Еще деталь: следствие по делу о взрыве поезда Александр II хотел поручить Ф.Ф. Трепову, но встретил жесткое сопротивление всех соратников![874]
Неудачное покушение послужило поводом для публичного дебюта «Исполкома» — в опубликованном заявлении говорилось: «Если бы Александр II сознал, /…/ как несправедливо и преступно созданное им угнетение, и, отказавшись от власти, передал бы ее всенародному Учредительному собранию, /…/ тогда мы оставили бы в покое Александра II и простили бы ему все его преступления»![875]
Но пока что оказалось, что сам «Исполком» не был оставлен в покое!
Еще 28 октября в столице был арестован Зунделевич.
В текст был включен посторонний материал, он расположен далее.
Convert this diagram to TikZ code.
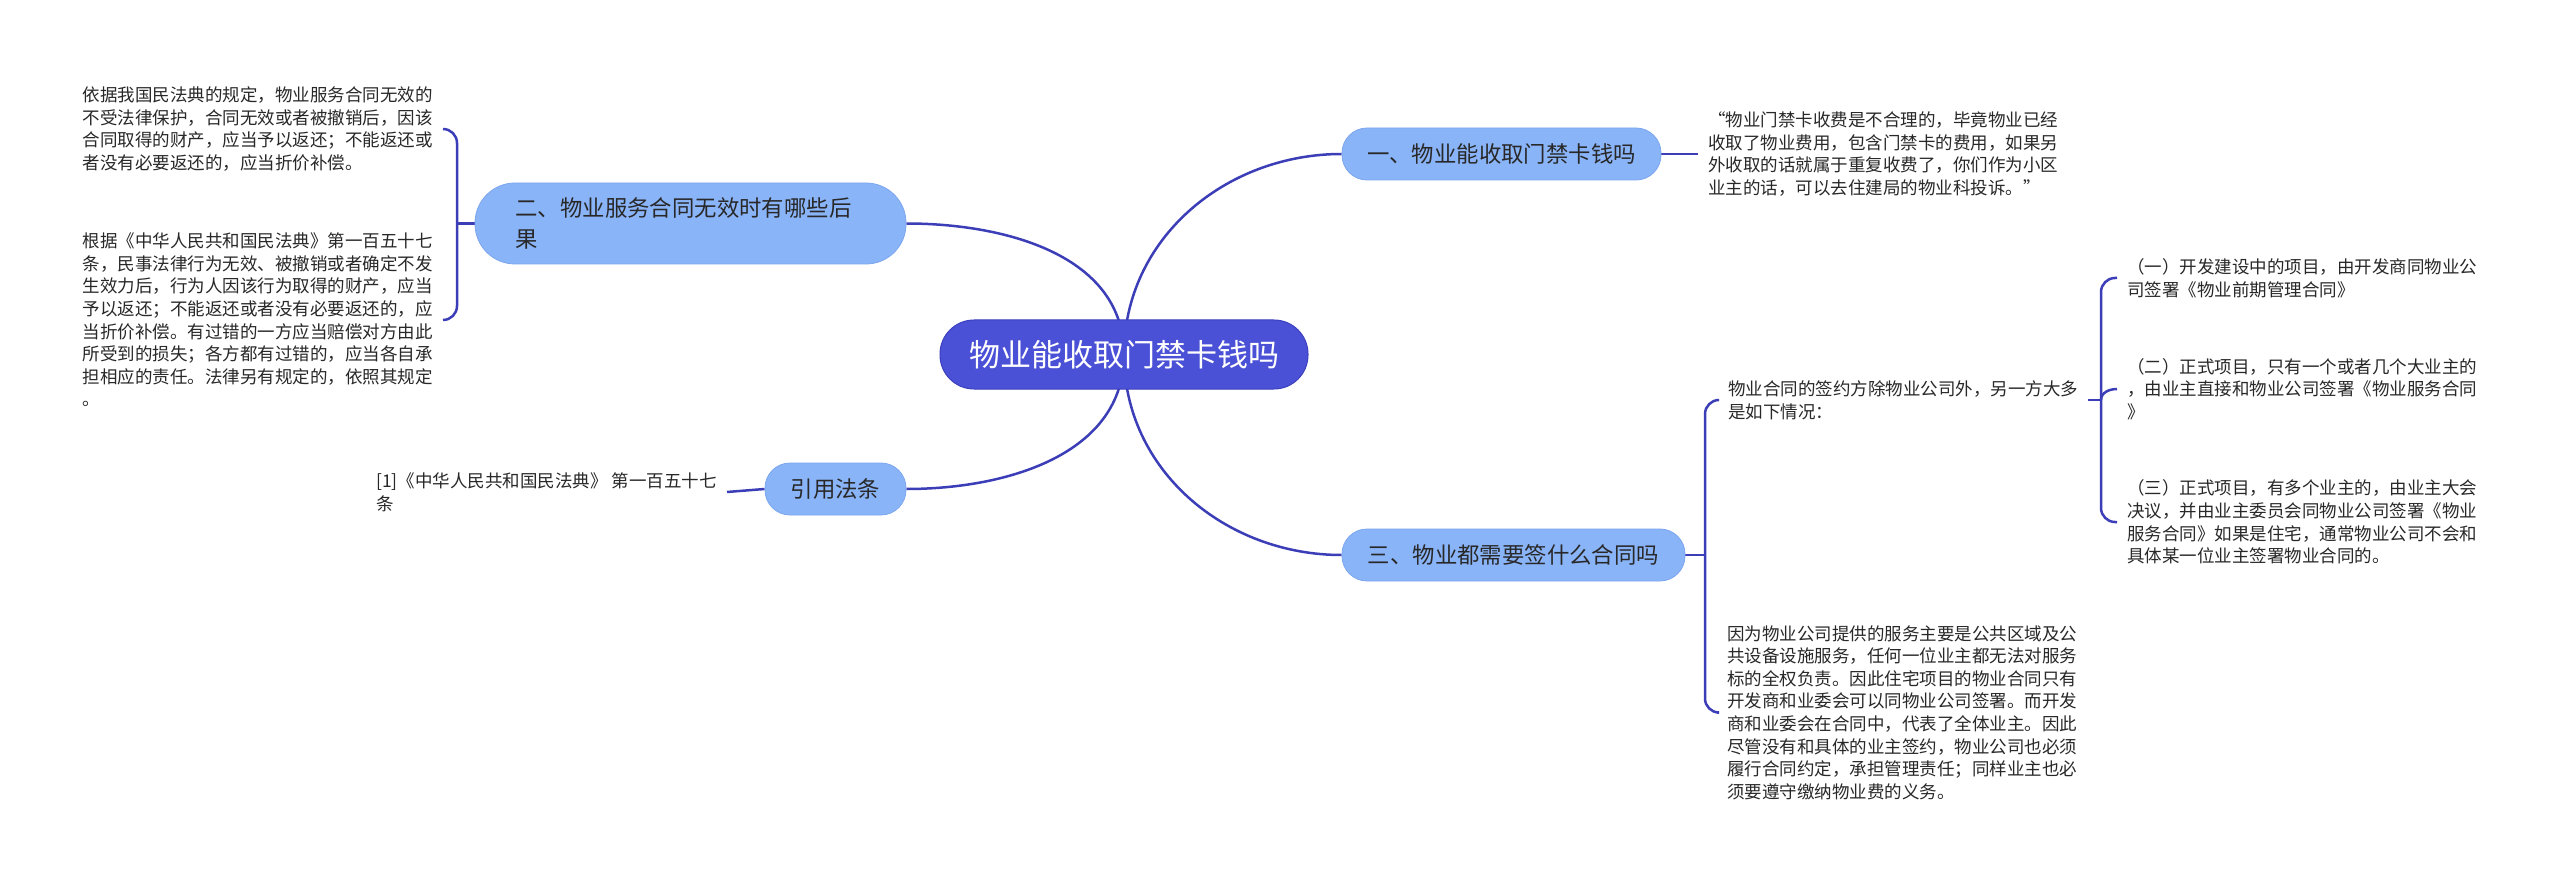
\documentclass[tikz,border=0pt]{standalone}
\usepackage{fontspec}
\setmainfont{Noto Sans CJK SC}
\usetikzlibrary{backgrounds,calc}
\definecolor{rootfill}{RGB}{75,81,214}
\definecolor{rootline}{RGB}{60,64,190}
\definecolor{subfill}{RGB}{138,180,248}
\definecolor{subline}{RGB}{124,166,238}
\definecolor{conncol}{RGB}{60,62,184}
\definecolor{txtcol}{RGB}{40,40,40}
\tikzset{
  rootbox/.style={rectangle, rounded corners=34pt, fill=rootfill, draw=rootline, line width=1pt,
    minimum width=368pt, minimum height=69pt, text=white, inner sep=0pt,
    font=\fontsize{31}{38}\selectfont},
  subbox/.style={rectangle, rounded corners=25pt, fill=subfill, draw=subline, line width=0.8pt,
    minimum height=52pt, text=txtcol, inner sep=0pt,
    font=\fontsize{22.4}{31}\selectfont},
  leaf/.style={align=left, inner xsep=10pt, inner ysep=0pt, text=txtcol,
    font=\fontsize{17.5}{22.6}\selectfont},
  conn/.style={draw=conncol, line width=2.5pt},
}
\begin{document}
\begin{tikzpicture}[x=1pt,y=1pt]
\useasboundingbox (0,0) rectangle (2560,-885);

% main nodes
\node[rootbox] (root) at (1124,-354.5) {物业能收取门禁卡钱吗};
\node[subbox, minimum width=319pt] (n1) at (1501.5,-154) {一、物业能收取门禁卡钱吗};
\node[subbox, minimum width=431pt, minimum height=81pt, rounded corners=40pt, text width=350pt, align=left] (n2) at (690.5,-223.5) {二、物业服务合同无效时有哪些后\\果};
\node[subbox, minimum width=343pt] (n3) at (1513.5,-555) {三、物业都需要签什么合同吗};
\node[subbox, minimum width=141pt] (cite) at (835.5,-489) {引用法条};

% leaf texts
\node[leaf, anchor=west] (t1) at (1698,-154) {“物业门禁卡收费是不合理的，毕竟物业已经\\收取了物业费用，包含门禁卡的费用，如果另\\外收取的话就属于重复收费了，你们作为小区\\业主的话，可以去住建局的物业科投诉。”};

\node[leaf, anchor=east] (p1) at (443,-129) {依据我国民法典的规定，物业服务合同无效的\\不受法律保护，合同无效或者被撤销后，因该\\合同取得的财产，应当予以返还；不能返还或\\者没有必要返还的，应当折价补偿。};
\node[leaf, anchor=east] (p2) at (443,-320) {根据《中华人民共和国民法典》第一百五十七\\条，民事法律行为无效、被撤销或者确定不发\\生效力后，行为人因该行为取得的财产，应当\\予以返还；不能返还或者没有必要返还的，应\\当折价补偿。有过错的一方应当赔偿对方由此\\所受到的损失；各方都有过错的，应当各自承\\担相应的责任。法律另有规定的，依照其规定\\。};

\node[leaf, anchor=east] (ct) at (727,-492) {[1]《中华人民共和国民法典》 第一百五十七\\条};

\node[leaf, anchor=west] (s1) at (1718,-400) {物业合同的签约方除物业公司外，另一方大多\\是如下情况：};
\node[leaf, anchor=west] (s2) at (1717,-712.5) {因为物业公司提供的服务主要是公共区域及公\\共设备设施服务，任何一位业主都无法对服务\\标的全权负责。因此住宅项目的物业合同只有\\开发商和业委会可以同物业公司签署。而开发\\商和业委会在合同中，代表了全体业主。因此\\尽管没有和具体的业主签约，物业公司也必须\\履行合同约定，承担管理责任；同样业主也必\\须要遵守缴纳物业费的义务。};

\node[leaf, anchor=west] (i1) at (2117,-278) {（一）开发建设中的项目，由开发商同物业公\\司签署《物业前期管理合同》};
\node[leaf, anchor=west] (i2) at (2117,-389) {（二）正式项目，只有一个或者几个大业主的\\，由业主直接和物业公司签署《物业服务合同\\》};
\node[leaf, anchor=west] (i3) at (2117,-522) {（三）正式项目，有多个业主的，由业主大会\\决议，并由业主委员会同物业公司签署《物业\\服务合同》如果是住宅，通常物业公司不会和\\具体某一位业主签署物业合同的。};

% bracket joints
\coordinate (b2) at (457,-223.5);
\coordinate (b3) at (1705,-555);
\coordinate (b4) at (2101,-400);

\begin{scope}[on background layer]
  \fill[white] (0,0) rectangle (2560,-885);
  % root connectors
  \draw[conn] (root.center) to[out=90,in=180] (n1.west);
  \draw[conn] (root.center) to[out=-90,in=180] (n3.west);
  \draw[conn] (root.center) to[out=90,in=0] (n2.east);
  \draw[conn] (root.center) to[out=-90,in=0] (cite.east);
  % level 2
  \draw[conn] (n1.east) -- (t1.west);
  \draw[conn] (cite.west) -- (ct.east);
  \draw[conn] (n2.west) -- (b2);
  \draw[conn, rounded corners=14pt] (p1.east) -- (b2 |- p1.east) -- (b2 |- p2.east) -- (p2.east);
  \draw[conn] (n3.east) -- (b3);
  \draw[conn, rounded corners=14pt] (s1.west) -- (b3 |- s1.west) -- (b3 |- s2.west) -- (s2.west);
  % level 3
  \draw[conn] (s1.east) -- (b4);
  \draw[conn, rounded corners=14pt] (i1.west) -- (b4 |- i1.west) -- (b4 |- i3.west) -- (i3.west);
  \draw[conn] (b4) to[out=90,in=180] (i2.west);
\end{scope}
\end{tikzpicture}
\end{document}
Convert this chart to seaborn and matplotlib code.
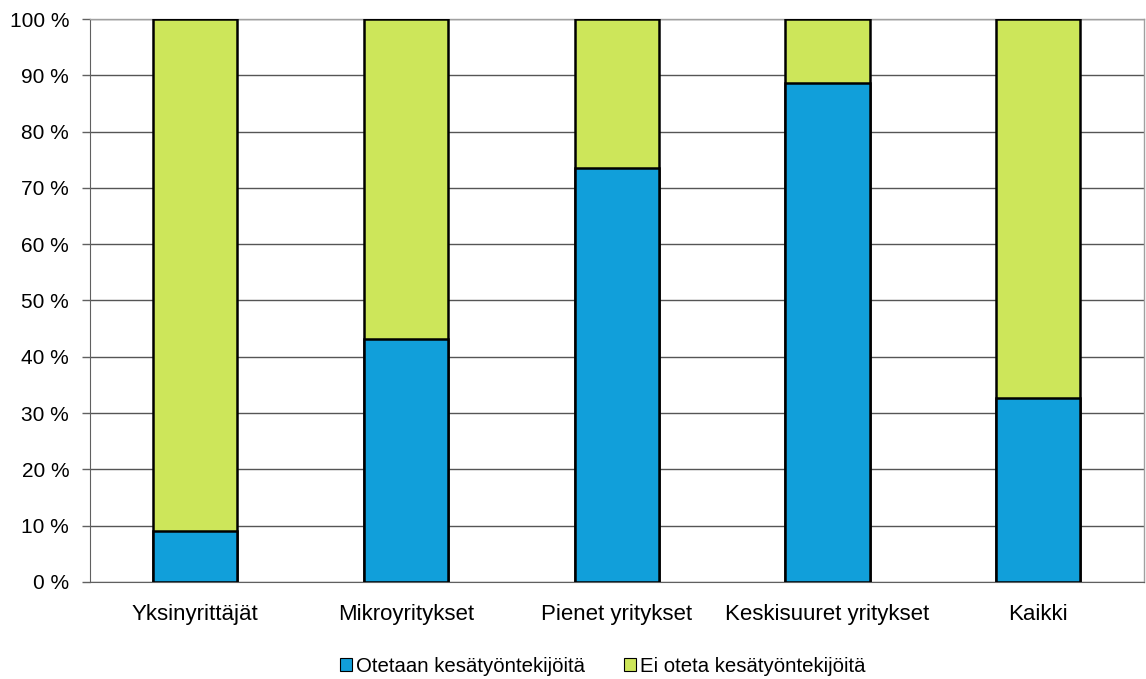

Это было изолированным и по-видимому случайным происшествием. Особый упор делается на то, Зунделевич был арестован в Публичной библиотеке, и у него обнаружены революционные печатные материалы. Легко представить себе, как это могло произойти: в Публичной библиотеке могут подвергнуть обыску любого, по ошибке или обоснованно заподозренного в краже книг или вырывании листов. Бумаги Зунделевича просмотрели — отсюда и последствия!..
Но вот 24 ноября произошел обыск у Квятковского, жившего на нелегальном положении с подругой — Евгенией Фигнер, младшей сестрой Веры. У них обнаружили целый склад нелегальщины. Считается, что виновницей оказалась младшая Фигнер, раздававшая прокламации кому не попадя и притом называясь тем именем, под каким она и была прописана в Лештуковом переулке. При первом же доносе, упомянувшим имя пропагандистки, полиция и вышла на нелегальную квартиру просто через адресный стол.
Эту сказочку повторяет и биограф Софьи Перовской Е. Сегал, но тут же сообщает удивительнейшие подробности о Перовской в этом эпизоде. Последняя же к этому моменту переместилась из Москвы в Питер: прошло пять дней после взрыва поезда, в котором она принимала непосредственное участие. Власти уже опубликовали описание примет «супругов Сухоруковых», подготовивших взрыв в Москве, и объявили денежную награду за сведения о них.
Итак, безо всякого объяснения того, чем же было вызвано такое поведение Перовской, рассказывается следующее:
«25 ноября Соня, забыв всякое благоразумие, прибежала при свете дня на Знаменскую площадь, где под именем инженера Хитрово с супругой проживали Морозов и Любатович.
— Не ходите к Квятковскому, у него сегодня должен быть обыск, — сказала она /…/. — Я попробую его предупредить. Может быть, еще не поздно.
— Ну уж нет! — возразила Ольга [Любатович] решительно. — Это дело не для тебя. Ты оттуда не вырвешься.
/…/ Морозову пришло в голову отправить на разведку Ошанину /…/: Мария Николаевна никогда не судилась, не была у жандармов на подозрении, да и жила на Николаевской совсем близко от Невского.
/…/ Соня, хотя ей и не хотелось оставлять Ольгу, обеспокоенную затянувшимся отсутствием мужа, дольше ждать не могла. Она торопилась предупредить тех, кто должен был в этот день посетить квартиру в Лештуковом.
Через каких-нибудь два часа Соня узнала от Марии Николаевны, что Квятковского и Евгению Фигнер, живших по документам Чернышева и Побережской, арестовали еще накануне вечером. И что вдобавок к этому в оставленную у них засаду попала Ольга, которая, так и не дождавшись Морозова, сама отправилась в Лештуков переулок.
Мария Николаевна попала бы в ту же засаду, если бы, встретив на лестнице Ольгу в сопровождении полицейских, не догадалась подняться этажом выше. Она уже успела предупредить Морозова, чтобы он ушел из квартиры, как только очистит ее от всего, что могло бы дать нить для дальнейших расследований.
Но не тут-то было. Морозов /…/ остался ждать, пока Ольга, решив, что он успел замести следы, приведет полицию по правильному адресу. /…/ Морозов решил попытаться выручить Ольгу, а на худой конец разделить ее судьбу.
Его расчеты оказались правильными, в результате их супруги Хитрово теперь уже вдвоем очутились под домашним арестом. Для Ольги, бежавшей из Сибири, и Морозова, бывшего одним из «московских взрывателей», это приключение могло окончиться особенно плохо.
/…/ супругам Хитрово удалось каким-то чудом убежать из-под домашнего ареста».[876]
Нелепость этого текста является гарантией точности изложения — такое не придумаешь!
Относительно деталей сделаем некоторые пояснения.
Ошанина, будучи настоящей дамой, не могла, разумеется, выйти на улицу, не приведя себя в должный вид. Это, очевидно, заняло порядка часа — отсюда и возникший порядок перемещения действующих лиц.
Морозов действительно был одним из «московских взрывателей». Но его отстранили от работы в подкопе почти сразу — ввиду слабосильности; поэтому он вернулся в Петербург раньше остальных.